Taşeron düzeni ortadan kalkmadan, iş cinayetleri, kötü koşullar, esnek çalışma saatleri, güvencesiz çalışma ortadan kalkmaz; ihmaller, yolsuzluklar, zehirlenmeler son bulmaz. Çapa’da, Manisa’da olayın üstünü örtmeye çalışanlar, yeni felaketlere kapı aralamaktadır!

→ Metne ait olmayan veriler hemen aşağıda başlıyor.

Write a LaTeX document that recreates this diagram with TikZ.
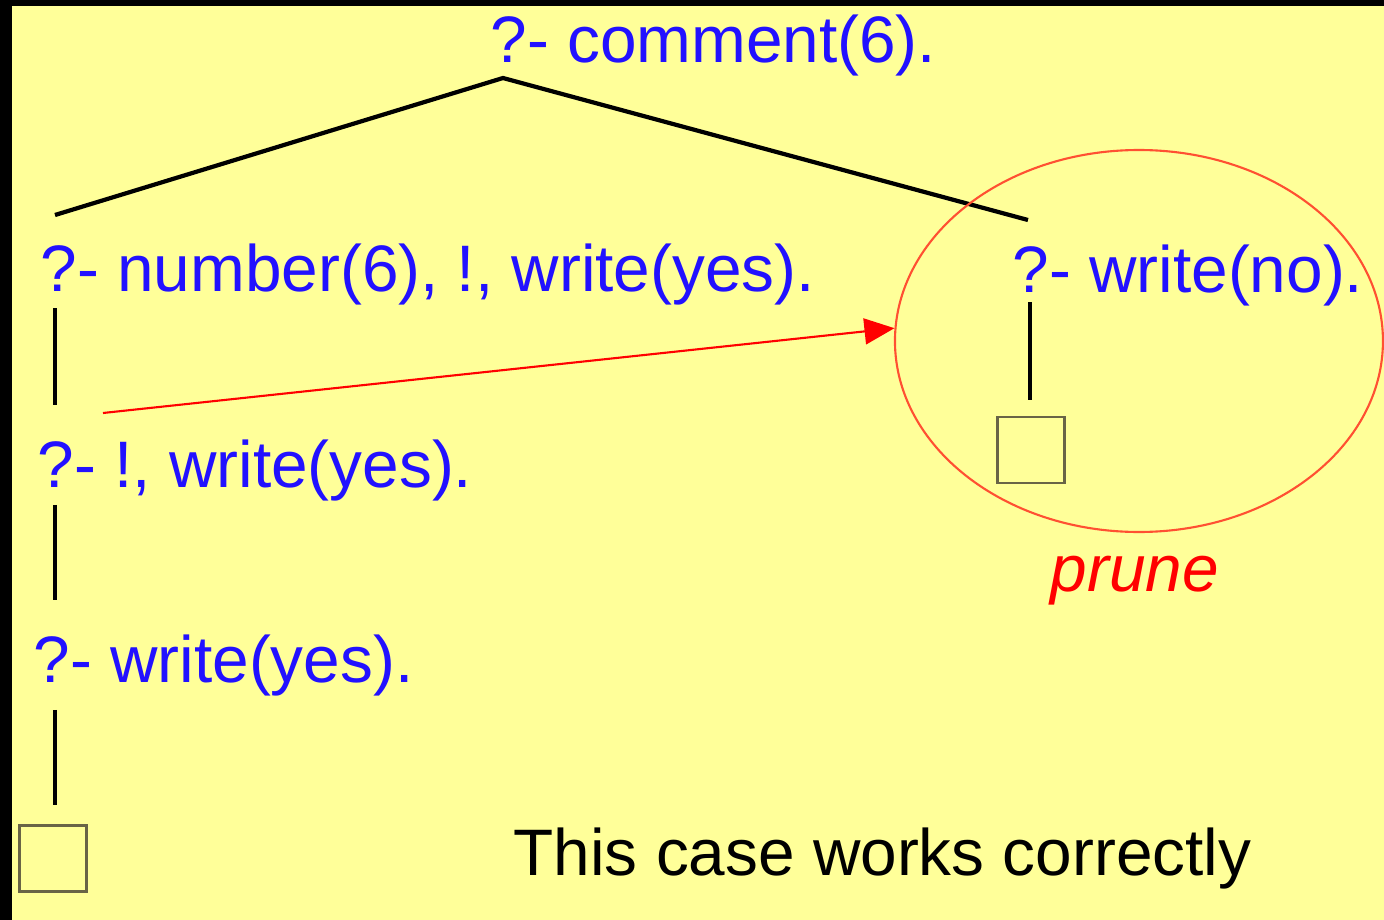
\documentclass[tikz,border=0pt]{standalone}
\usepackage{fontspec}
\setmainfont{Liberation Sans}
\usepackage{xcolor}
\usetikzlibrary{arrows.meta,positioning,shapes.geometric}

\definecolor{slideyellow}{RGB}{255,255,153}
\definecolor{goalblue}{RGB}{34,17,255}
\definecolor{boxgray}{RGB}{105,100,70}
\definecolor{cutred}{RGB}{255,80,50}

\tikzset{
	goal/.style={text=goalblue, anchor=base west, inner sep=0pt,
		font=\fontsize{18.7}{22}\selectfont},
	branch/.style={black, line width=1.2pt},
	emptybox/.style={draw=boxgray, line width=0.8pt, rectangle,
		minimum width=0.67cm, minimum height=0.66cm, inner sep=0pt}
}

\begin{document}
\begin{tikzpicture}
		
		\fill[black]
		(0,0) rectangle (13.84,-9.20);
		
		\fill[slideyellow]
		(0.12,-0.06) rectangle (13.84,-9.20);
		
		% goals
		\node[goal] (root) at (4.90,-0.62) {?- comment(6).};
		\node[goal] (num) at (0.40,-2.91) {?- number(6), !, write(yes).};
		\node[goal] (no) at (10.12,-2.92) {?- write(no).};
		\node[goal] (cut) at (0.37,-4.88) {?- !, write(yes).};
		\node[goal] (yes) at (0.33,-6.83) {?- write(yes).};
		
		% empty goals
		\node[emptybox] (done) at (0.53,-8.585) {};
		\node[emptybox] (nodone) at (10.31,-4.50) {};
		
		% branch ends
		\coordinate (apex) at (5.03,-0.78);
		\coordinate (numtop) at (0.55,-2.15);
		\coordinate (notop) at (10.28,-2.20);
		\coordinate (numbot) at (0.55,-3.08);
		\coordinate (cuttop) at (0.55,-4.05);
		\coordinate (cutbot) at (0.55,-5.05);
		\coordinate (yestop) at (0.55,-6.00);
		\coordinate (yesbot) at (0.55,-7.10);
		\coordinate (donetop) at (0.55,-8.05);
		\coordinate (nobot) at (10.30,-3.02);
		\coordinate (nodonetop) at (10.30,-4.00);
		
		\draw[branch] (numtop) -- (apex) -- (notop);
		\draw[branch] (numbot) -- (cuttop);
		\draw[branch] (cutbot) -- (yestop);
		\draw[branch] (yesbot) -- (donetop);
		\draw[branch] (nobot) -- (nodonetop);
		
		% pruned part
		\node[ellipse, draw=cutred, line width=0.6pt,
		minimum width=4.88cm, minimum height=3.82cm, inner sep=0pt]
		(pruned) at (11.39,-3.41) {};
		
		\coordinate (cutfrom) at (1.03,-4.13);
		\draw[red, line width=0.6pt, -{Triangle[length=3mm,width=2.6mm]}]
		(cutfrom) -- (pruned.177);
		
		\node[text=red, anchor=base west, inner sep=0pt,
		font=\fontsize{18.7}{22}\selectfont\itshape]
		(prune) at (10.50,-5.92) {prune};
		
		\node[anchor=base west, inner sep=0pt,
		font=\fontsize{18.7}{22}\selectfont]
		(note) at (5.13,-8.76) {This case works correctly};
		
	\end{tikzpicture}
\end{document}
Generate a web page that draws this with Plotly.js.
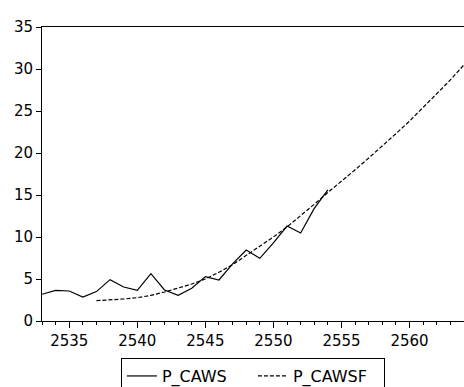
<!DOCTYPE html>
<html>
<head>
<meta charset="utf-8">
<script src="https://cdn.plot.ly/plotly-3.0.1.min.js"></script>
<style>html,body{margin:0;padding:0;background:#fff;}#chart{width:464px;height:387px;}</style>
</head>
<body>
<div id="chart"></div>
<script>
var yearsActual = [2533,2534,2535,2536,2537,2538,2539,2540,2541,2542,2543,2544,2545,2546,2547,2548,2549,2550,2551,2552,2553,2554];
var pCaws = [3.18,3.65,3.57,2.86,3.5,4.92,4.05,3.65,5.63,3.69,3.06,3.89,5.28,4.88,6.8,8.45,7.46,9.3,11.3,10.48,13.4,15.6];
var yearsFit = [2537,2538,2539,2540,2541,2542,2543,2544,2545,2546,2547,2548,2549,2550,2551,2552,2553,2554,2555,2556,2557,2558,2559,2560,2561,2562,2563,2564,2565];
var pCawsf = [2.42,2.48,2.62,2.78,3.05,3.45,3.9,4.4,5.0,5.8,6.7,7.8,8.8,10.0,11.2,12.5,13.9,15.3,16.6,18.0,19.4,20.8,22.3,23.8,25.4,27.0,28.7,30.5,32.2];

var font = {family: 'DejaVu Sans, Arial, sans-serif', size: 15, color: '#000'};
var legendFont = {family: 'DejaVu Sans, Arial, sans-serif', size: 16, color: '#000'};
var data = [
  {x: yearsActual, y: pCaws, name: 'P_CAWS', type: 'scatter', mode: 'lines', line: {color: '#000', width: 1.2}},
  {x: yearsFit, y: pCawsf, name: 'P_CAWSF', type: 'scatter', mode: 'lines', line: {color: '#000', width: 1.2, dash: '4px,2px'}}
];
var layout = {
  width: 464, height: 387,
  margin: {l: 42, r: 0, t: 27, b: 66, autoexpand: false},
  paper_bgcolor: '#fff', plot_bgcolor: '#fff',
  font: font,
  showlegend: true,
  legend: {orientation: 'h', x: 0.187, xanchor: 'left', y: -0.126, yanchor: 'top', bordercolor: '#000', borderwidth: 1, font: legendFont, traceorder: 'normal', entrywidth: 86},
  xaxis: {range: [2533, 2564], tickvals: [2535,2540,2545,2550,2555,2560], ticks: 'outside', ticklen: 6, tickcolor: '#000', showline: true, linecolor: '#000', linewidth: 1, mirror: true, showgrid: false, zeroline: false, tickfont: font,
    minor: {dtick: 1, tick0: 2533, ticks: 'outside', ticklen: 3, tickcolor: '#000', showgrid: false}},
  yaxis: {range: [0, 35], dtick: 5, ticks: 'outside', ticklen: 5, tickcolor: '#000', showline: true, linecolor: '#000', linewidth: 1, showgrid: false, zeroline: false, tickfont: font}
};
Plotly.newPlot('chart', data, layout, {displayModeBar: false, staticPlot: true});
</script>
</body>
</html>
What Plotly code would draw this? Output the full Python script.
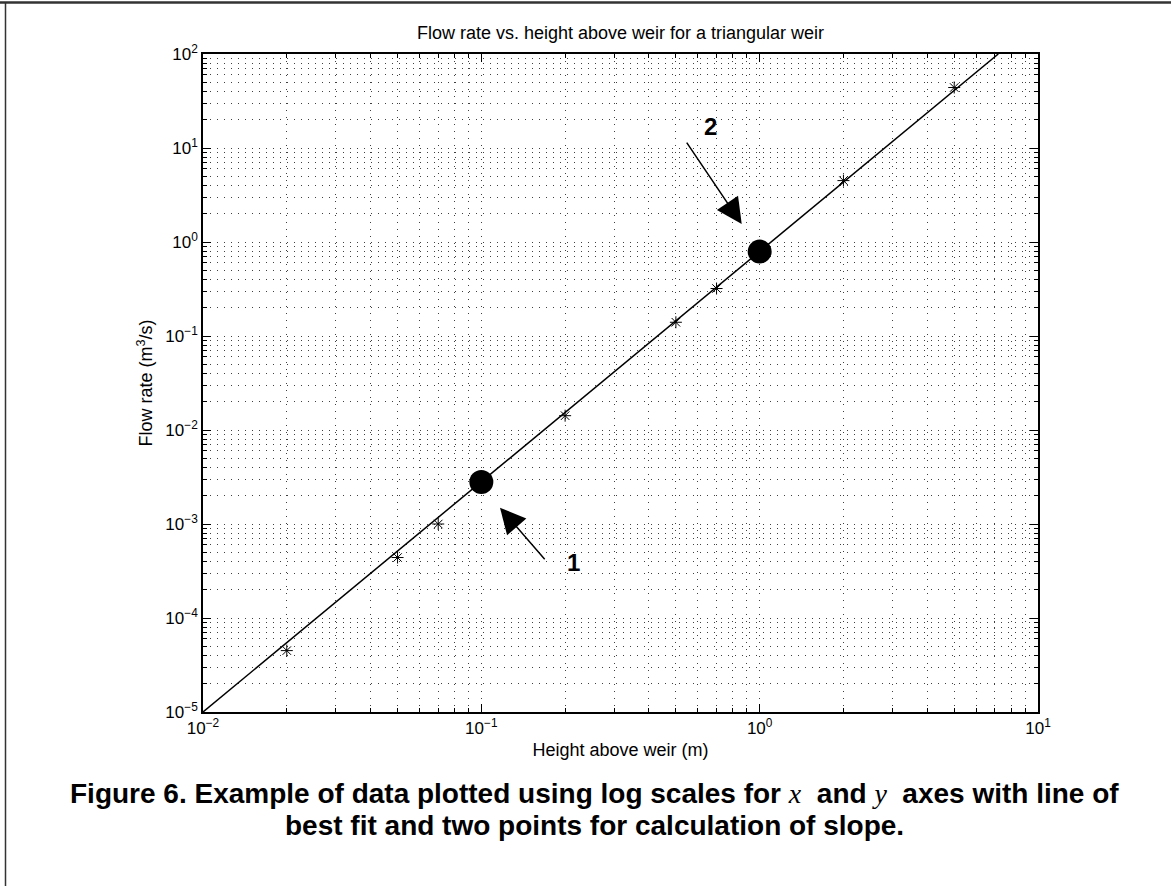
import math
import plotly.graph_objects as go

# ---------------- data ----------------
height_m = [0.02, 0.05, 0.07, 0.2, 0.5, 0.7, 2.0, 5.0]
flow_m3s = [4.5e-5, 4.4e-4, 1.0e-3, 1.42e-2, 0.14, 0.32, 4.5, 44.0]

fit_height = [0.01, 7.2]
fit_flow = [1e-5, 100.0]

slope_pt_height = [0.1, 1.0]
slope_pt_flow = [2.8e-3, 0.79]

arrow_tip_height = [0.1167, 0.862]
arrow_tip_flow = [1.49e-3, 1.55]
arrow_tail_dx = [46, -56]
arrow_tail_dy = [53, -83]

point_labels = ["1", "2"]
label_height = [0.214, 0.667]
label_flow = [3.94e-4, 17.1]

x_tickvals = [1e-2, 1e-1, 1e0, 1e1]
x_ticktext = ["10<sup>\u22122</sup>", "10<sup>\u22121</sup>", "10<sup>0</sup>", "10<sup>1</sup>"]
y_tickvals = [1e-5, 1e-4, 1e-3, 1e-2, 1e-1, 1e0, 1e1, 1e2]
y_ticktext = ["10<sup>\u22125</sup>", "10<sup>\u22124</sup>", "10<sup>\u22123</sup>", "10<sup>\u22122</sup>",
              "10<sup>\u22121</sup>", "10<sup>0</sup>", "10<sup>1</sup>", "10<sup>2</sup>"]
x_minor = [m * 10.0 ** e for e in range(-2, 1) for m in range(2, 10)]
y_minor = [m * 10.0 ** e for e in range(-5, 2) for m in range(2, 10)]

title_text = "Flow rate vs. height above weir for a triangular weir"
x_title = "Height above weir (m)"
y_title = "Flow rate (m<sup>3</sup>/s)"
serif = "font-family:'Liberation Serif','Times New Roman',serif;font-weight:normal"
caption_1 = ("<b>Figure 6. Example of data plotted using log scales for </b>"
             f"<span style=\"{serif}\"><i>x</i></span><b>  and </b>"
             f"<span style=\"{serif}\"><i>y</i></span><b>  axes with line of</b>")
caption_2 = "<b>best fit and two points for calculation of slope.</b>"

# ---------------- layout geometry ----------------
W, H = 1171, 886
L, R, T, B = 203, 133, 54, 174
pw, ph = W - L - R, H - T - B


def px2paper_x(px):
    return (px - L) / pw


def px2paper_y(py):
    return (H - B - py) / ph


FONT = "Liberation Sans, Arial, Helvetica, sans-serif"

fig = go.Figure()

fig.add_trace(go.Scatter(
    x=fit_height, y=fit_flow, mode="lines",
    line=dict(color="black", width=1.5), showlegend=False, hoverinfo="skip"))

fig.add_trace(go.Scatter(
    x=height_m, y=flow_m3s, mode="markers",
    marker=dict(symbol="asterisk-open", size=10, color="black",
                line=dict(color="black", width=1)),
    showlegend=False))

fig.add_trace(go.Scatter(
    x=slope_pt_height, y=slope_pt_flow, mode="markers",
    marker=dict(symbol="circle", size=24, color="black"),
    showlegend=False))

grid_color = "rgba(0,0,0,0.75)"
grid_dash = "1px,6px"

axis_common = dict(
    type="log", showline=True, linecolor="black", linewidth=1.5, mirror="ticks",
    ticks="inside", ticklen=8, tickwidth=1, tickcolor="black",
    showgrid=True, gridcolor=grid_color, gridwidth=1, griddash=grid_dash,
    zeroline=False, tickmode="array",
    tickfont=dict(family=FONT, size=17, color="black"),
)

fig.update_xaxes(
    **axis_common, range=[-2, 1], tickvals=x_tickvals, ticktext=x_ticktext,
    minor=dict(tickmode="array", tickvals=x_minor, ticks="inside", ticklen=4,
               tickwidth=1, tickcolor="black", showgrid=True,
               gridcolor=grid_color, gridwidth=1, griddash=grid_dash),
    title=dict(text=x_title, font=dict(family=FONT, size=18, color="black"), standoff=6),
)
fig.update_yaxes(
    **axis_common, range=[-5, 2], tickvals=y_tickvals, ticktext=y_ticktext,
    minor=dict(tickmode="array", tickvals=y_minor, ticks="inside", ticklen=4,
               tickwidth=1, tickcolor="black", showgrid=True,
               gridcolor=grid_color, gridwidth=1, griddash=grid_dash),
    title=dict(text=y_title, font=dict(family=FONT, size=18, color="black"), standoff=8),
)

annotations = []
for h, q, dx, dy in zip(arrow_tip_height, arrow_tip_flow, arrow_tail_dx, arrow_tail_dy):
    annotations.append(dict(
        x=math.log10(h), y=math.log10(q), xref="x", yref="y",
        ax=dx, ay=dy, showarrow=True, arrowhead=2, arrowsize=3.4,
        arrowwidth=1.5, arrowcolor="black", text="", standoff=0))
for t, h, q in zip(point_labels, label_height, label_flow):
    annotations.append(dict(
        x=math.log10(h), y=math.log10(q), xref="x", yref="y", text=f"<b>{t}</b>",
        showarrow=False, font=dict(family=FONT, size=24, color="black"),
        xanchor="center", yanchor="middle"))

annotations.append(dict(
    x=px2paper_x(594), y=px2paper_y(793), xref="paper", yref="paper", text=caption_1,
    showarrow=False, xanchor="center", yanchor="middle",
    font=dict(family=FONT, size=28, color="black")))
annotations.append(dict(
    x=px2paper_x(594), y=px2paper_y(825), xref="paper", yref="paper", text=caption_2,
    showarrow=False, xanchor="center", yanchor="middle",
    font=dict(family=FONT, size=28, color="black")))

shapes = [
    dict(type="line", xref="paper", yref="paper",
         x0=px2paper_x(0), x1=px2paper_x(W), y0=px2paper_y(2.5), y1=px2paper_y(2.5),
         line=dict(color="#333333", width=2.5)),
    dict(type="line", xref="paper", yref="paper",
         x0=px2paper_x(5.5), x1=px2paper_x(5.5), y0=px2paper_y(2.5), y1=px2paper_y(H),
         line=dict(color="#333333", width=1.5)),
]

fig.update_layout(
    width=W, height=H,
    margin=dict(l=L, r=R, t=T, b=B, pad=0),
    paper_bgcolor="white", plot_bgcolor="white",
    font=dict(family=FONT, color="black"),
    title=dict(text=title_text, x=0.5, xref="paper", xanchor="center",
               y=1 - 33 / H, yref="container", yanchor="middle",
               font=dict(family=FONT, size=18, color="black")),
    annotations=annotations, shapes=shapes, showlegend=False,
)

fig.write_html("out.html")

İstanbul Üniversitesi Çapa Tıp Fakültesi’nde gerçekleri söylediği, taşeronun yolsuzluğunu gündeme getirdiği için işten atılan Cemal Bilgin, her hafta Cuma günü saat 12:00’de hastane önünde eylem yaparak direnmeye, işini geri istemeye devam ediyor. Cemal Bilgin ve Çapa emekçileri, yalnızca kendi işyerlerindeki koşulların iyileşmesi için değil, bütün taşeron işçilerin güvenceli bir işi olsun diye mücadele ediyorlar. Onların mücadelesini yalnız bırakmayalım, taşeron düzenine karşı bulunduğumuz her alanda mücadele edelim. Edelim ki Manisa’da yaşanan felaket tekrarlanmasın, taşeron terörü daha fazla can almasın!